Transit attacks have occurred with lethal effect every year since 2002. And the casualty toll doesn't include plots that failed. Not long ago, a top New York City police official told The Post that of the 11 known terrorist plots against the Big Apple since Sept. 11, 2001, four targeted the subway.
We recount this chilling litany not to alarm passengers who rely on Metro but to provide a reality check: Metro remains an obvious and tempting target for terrorists who wish this county harm, and Metro officials would be remiss to ignore that fact. In October, federal officials arrested a local man in an alleged plot to bomb three Northern Virginia Metro stations.
It was in that context that Richard Sarles, the transit system's general manager, announced a program of random bag checks at bus stops and subway stations in December. The checks are quick - 30 seconds to a minute is typical - and relatively unintrusive; officers do not open bags but rely on swabs that are then scanned in special machines for traces of explosives. Passengers can refuse to have their bags checked, but if they do they cannot bring the bags onto a train or bus.
Johnny Barnes, executive director of the American Civil Liberties Union's Washington office, has deemed the bag checks unconstitutional and threatened to sue Metro. His chances of winning are extremely slim; similar or more intrusive bag checks are carried out by the transit systems of New York, New Jersey and Boston, not to mention airports and countless museums, offices, stadiums, arenas and government buildings.

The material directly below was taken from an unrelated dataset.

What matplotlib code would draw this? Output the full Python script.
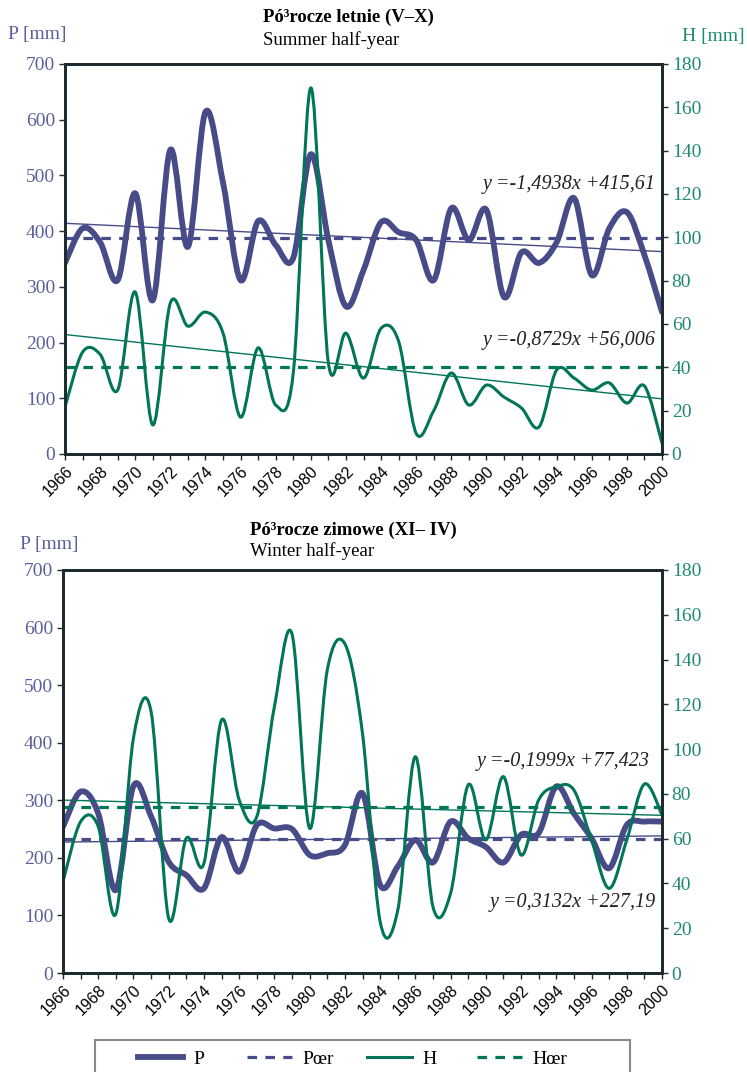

Mr. Barnes contends that Metro passengers, unlike those who visit stadiums or museums, often have no choice but to ride buses and trains and thus are more unwilling subjects of the checks, which in any event, he says, are ineffective.
But weighed against the threat to transit systems in this country and elsewhere, a bag check of 30 to 60 seconds is hardly an unreasonable inconvenience. Most security officials agree that random checks, while hardly foolproof, are a useful deterrent as part of an overall security strategy. While bag checks may prompt a terrorist to balk or try another approach, they may also serve to avert or call attention to a planned attack.
Metro has a dizzying array of problems. Let's hope that they won't include defending itself against a costly lawsuit over bag checks.